A Review On Safe Reinforcement Learning Using Lyapunov and Barrier Functions
Dhruv Singh Kushwaha, Zoleikha Abdollahi Biron
TL;DR
The paper addresses the gap in safe reinforcement learning by surveying how Lyapunov and barrier functions can certify stability and enforce constraints for RL policies during both training and deployment. It categorizes approaches into Lyapunov-based methods (certificates, safe-set expansion, CMDP constraints, learning signals, physics-informed structures, and extensions) and barrier-based approaches (barrier shaping, CBF shielding, constrained optimization, and multi-agent/disturbance-aware methods), plus combined CLF-CBF frameworks and formal verification. Key contributions include a structured taxonomy of methods, critical discussion of their strengths and limitations, and a roadmap of open problems such as certificate validity under function approximation, feasibility challenges, and scalable verification. The work emphasizes the practical trade-offs between strict safety guarantees and learning efficiency, highlighting directions to bridge theory and real-world deployment in robotics, CPS, and autonomous systems.
Abstract
Reinforcement learning (RL) has proven to be particularly effective in solving complex decision-making problems for a wide range of applications. From a control theory perspective, RL can be considered as an adaptive optimal control scheme. Lyapunov and barrier functions are the most commonly used certificates to guarantee system stability for a proposed/derived controller and constraint satisfaction guarantees, respectively, in control theoretic approaches. However, compared to theoretical guarantees available in control theoretic methods, RL lacks closed-loop stability of a computed policy and constraint satisfaction guarantees. Safe reinforcement learning refers to a class of constrained problems where the constraint violations lead to partial or complete system failure. The goal of this review is to provide an overview of safe RL techniques using Lyapunov and barrier functions to guarantee this notion of safety discussed (stability of the system in terms of a computed policy and constraint satisfaction during training and deployment).
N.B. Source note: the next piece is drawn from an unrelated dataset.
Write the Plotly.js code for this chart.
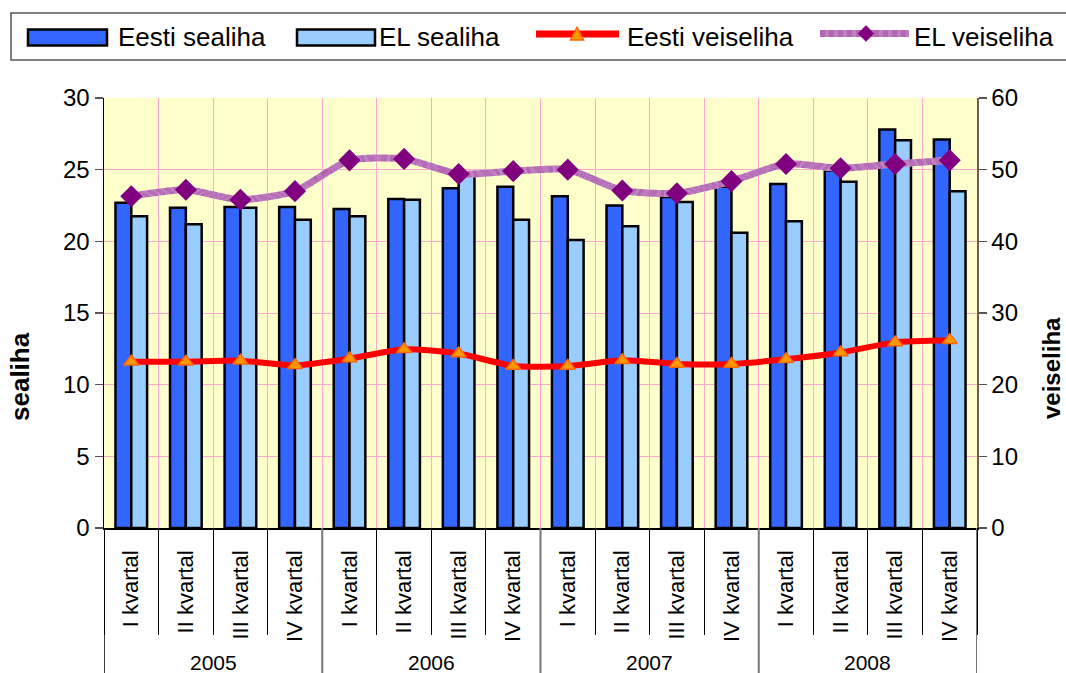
<!DOCTYPE html>
<html>
<head>
<meta charset="utf-8">
<script src="https://cdn.plot.ly/plotly-3.0.1.min.js"></script>
<style>html,body{margin:0;padding:0;background:#fff;}#chart{width:1066px;height:673px;}</style>
</head>
<body>
<div id="chart"></div>
<script>
// ---- data ----
const years = ['2005', '2006', '2007', '2008'];
const quarters = ['I kvartal', 'II kvartal', 'III kvartal', 'IV kvartal'];
const eestiSealiha = [22.7, 22.35, 22.4, 22.4, 22.25, 22.95, 23.7, 23.8, 23.15, 22.5, 23.1, 23.8, 24.0, 24.95, 27.8, 27.1];
const elSealiha = [21.75, 21.2, 22.35, 21.5, 21.75, 22.9, 24.6, 21.5, 20.1, 21.05, 22.75, 20.6, 21.4, 24.15, 27.05, 23.5];
const eestiVeiseliha = [23.2, 23.2, 23.35, 22.7, 23.65, 24.95, 24.35, 22.6, 22.6, 23.4, 22.9, 22.9, 23.55, 24.5, 25.9, 26.2];
const elVeiseliha = [46.3, 47.2, 45.8, 47.0, 51.3, 51.5, 49.4, 49.8, 50.0, 47.1, 46.7, 48.4, 50.8, 50.2, 50.8, 51.3];
const seriesNames = ['Eesti sealiha', 'EL sealiha', 'Eesti veiseliha', 'EL veiseliha'];
const leftTitle = 'sealiha';
const rightTitle = 'veiseliha';

// ---- build category positions ----
const xIdx = [];
const tickText = [];
years.forEach(function (y, yi) {
  quarters.forEach(function (q, qi) {
    xIdx.push(yi * quarters.length + qi);
    tickText.push(q);
  });
});

const FONT = 'Liberation Sans, Arial, sans-serif';
const W = 1066, H = 673;
const L = 104, R = 977, T = 98, B = 528;
function px(v) { return (v - L) / (R - L); }
function py(v) { return (B - v) / (B - T); }

const C_EESTI = '#3366ff', C_EL = '#99ccff', C_RED = '#ff0000', C_ORANGE = '#ff9900', C_PURPLE = '#800080';
const DOTS = '0.5px,0.4px';

const traces = [
  { type: 'bar', name: seriesNames[0], x: xIdx, y: eestiSealiha, marker: { color: C_EESTI, line: { color: '#000', width: 2.5 } }, showlegend: false },
  { type: 'bar', name: seriesNames[1], x: xIdx, y: elSealiha, marker: { color: C_EL, line: { color: '#000', width: 2.5 } }, showlegend: false },
  { type: 'scatter', mode: 'lines', x: xIdx, y: elVeiseliha, yaxis: 'y2', line: { color: '#ffffff', width: 7, shape: 'spline', smoothing: 0.6 }, showlegend: false, hoverinfo: 'skip' },
  { type: 'scatter', mode: 'lines+markers', name: seriesNames[3], x: xIdx, y: elVeiseliha, yaxis: 'y2', line: { color: C_PURPLE, width: 7, shape: 'spline', smoothing: 0.6, dash: DOTS }, marker: { symbol: 'diamond', size: 17, color: C_PURPLE }, showlegend: false },
  { type: 'scatter', mode: 'lines+markers', name: seriesNames[2], x: xIdx, y: eestiVeiseliha, yaxis: 'y2', line: { color: C_RED, width: 6, shape: 'spline', smoothing: 0.6 }, marker: { symbol: 'triangle-up', size: 13, color: C_ORANGE, line: { color: '#ff6600', width: 1.5 } }, showlegend: false }
];

// ---- shapes: year dividers + custom legend ----
const shapes = [];
for (let k = 0; k <= years.length; k++) {
  shapes.push({ type: 'line', xref: 'x', yref: 'paper', x0: k * quarters.length - 0.5, x1: k * quarters.length - 0.5, y0: 0, y1: py(675), line: { color: k === 0 ? '#000' : '#777', width: k === 0 ? 1.5 : 2 } });
}
// legend frame
shapes.push({ type: 'rect', xref: 'paper', yref: 'paper', x0: px(11), x1: px(1080), y0: py(13), y1: py(60), line: { color: '#555', width: 1.5 }, fillcolor: '#fff', layer: 'below' });
// bar swatches
shapes.push({ type: 'rect', xref: 'paper', yref: 'paper', x0: px(28), x1: px(107), y0: py(29.5), y1: py(45.5), fillcolor: C_EESTI, line: { color: '#000', width: 2.5 } });
shapes.push({ type: 'rect', xref: 'paper', yref: 'paper', x0: px(297), x1: px(375), y0: py(29.5), y1: py(45.5), fillcolor: C_EL, line: { color: '#000', width: 2.5 } });
// red line swatch
shapes.push({ type: 'line', xref: 'paper', yref: 'paper', x0: px(536), x1: px(619), y0: py(34), y1: py(34), line: { color: C_RED, width: 7 } });
shapes.push({ type: 'path', xref: 'paper', yref: 'paper', path: 'M' + px(570.5) + ',' + py(40) + ' L' + px(583.5) + ',' + py(40) + ' L' + px(577) + ',' + py(27.5) + ' Z', fillcolor: C_ORANGE, line: { color: '#ff6600', width: 1.5 } });
// dotted purple swatch
shapes.push({ type: 'line', xref: 'paper', yref: 'paper', x0: px(820), x1: px(909), y0: py(33.5), y1: py(33.5), line: { color: '#fff', width: 7 } });
shapes.push({ type: 'line', xref: 'paper', yref: 'paper', x0: px(820), x1: px(909), y0: py(33.5), y1: py(33.5), line: { color: C_PURPLE, width: 7, dash: DOTS } });
shapes.push({ type: 'path', xref: 'paper', yref: 'paper', path: 'M' + px(858) + ',' + py(33.5) + ' L' + px(866) + ',' + py(25.5) + ' L' + px(874) + ',' + py(33.5) + ' L' + px(866) + ',' + py(41.5) + ' Z', fillcolor: C_PURPLE, line: { color: C_PURPLE, width: 0.5 } });

// ---- annotations ----
const annotations = [];
years.forEach(function (y, yi) {
  annotations.push({ xref: 'x', yref: 'paper', x: yi * quarters.length + (quarters.length - 1) / 2, y: py(662), text: y, showarrow: false, font: { family: FONT, size: 21, color: '#000' }, xanchor: 'center', yanchor: 'middle' });
});
const legendTextX = [116, 377, 625, 912];
seriesNames.forEach(function (n, i) {
  annotations.push({ xref: 'paper', yref: 'paper', x: px(legendTextX[i]), y: py(37), text: n, showarrow: false, font: { family: FONT, size: 26, color: '#000' }, xanchor: 'left', yanchor: 'middle' });
});
annotations.push({ xref: 'paper', yref: 'paper', x: px(20), y: py(377), text: '<b>' + leftTitle + '</b>', textangle: -90, showarrow: false, font: { family: FONT, size: 26, color: '#000' }, xanchor: 'center', yanchor: 'middle' });
annotations.push({ xref: 'paper', yref: 'paper', x: px(1051), y: py(368), text: '<b>' + rightTitle + '</b>', textangle: -90, showarrow: false, font: { family: FONT, size: 24, color: '#000' }, xanchor: 'center', yanchor: 'middle' });

const layout = {
  width: W, height: H,
  margin: { l: L, r: W - R, t: T, b: H - B, pad: 0 },
  paper_bgcolor: '#ffffff',
  plot_bgcolor: '#ffffcc',
  barmode: 'group', bargap: 0.42, bargroupgap: 0,
  showlegend: false,
  font: { family: FONT, color: '#000' },
  xaxis: {
    range: [-0.5, xIdx.length - 0.5],
    tickmode: 'array', tickvals: xIdx, ticktext: tickText,
    tickangle: -90, ticks: '', ticklabelstandoff: 12,
    tickfont: { family: FONT, size: 22, color: '#000' },
    showgrid: false, zeroline: false,
    showline: true, linecolor: '#000', linewidth: 1.5,
    minor: { tick0: -0.5, dtick: 1, ticks: 'outside', ticklen: 105, tickcolor: '#000', tickwidth: 1, showgrid: true, gridcolor: '#ffa8d0', gridwidth: 1 }
  },
  yaxis: {
    range: [0, 30], dtick: 5, tick0: 0,
    ticks: 'outside', ticklen: 8, tickcolor: '#555', tickwidth: 1.5,
    tickfont: { family: FONT, size: 24, color: '#000' },
    showline: true, linecolor: '#000', linewidth: 1.5,
    showgrid: true, gridcolor: '#ffa8d0', gridwidth: 1, zeroline: false
  },
  yaxis2: {
    range: [0, 60], dtick: 10, tick0: 0, overlaying: 'y', side: 'right',
    ticks: 'outside', ticklen: 8, tickcolor: '#555', tickwidth: 1.5,
    tickfont: { family: FONT, size: 24, color: '#000' },
    showline: true, linecolor: '#705858', linewidth: 1.5,
    showgrid: false, zeroline: false
  },
  shapes: shapes,
  annotations: annotations
};

Plotly.newPlot('chart', traces, layout, { displayModeBar: false, staticPlot: true });
</script>
</body>
</html>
The different approaches employed are discussed in detail along with their shortcomings and benefits to provide critique and possible future research directions. Key motivation for this review is to discuss current theoretical approaches for safety and stability guarantees in RL similar to control theoretic approaches using Lyapunov and barrier functions. The review provides proven potential and promising scope of providing safety guarantees for complex dynamical systems with operational constraints using model-based and model-free RL.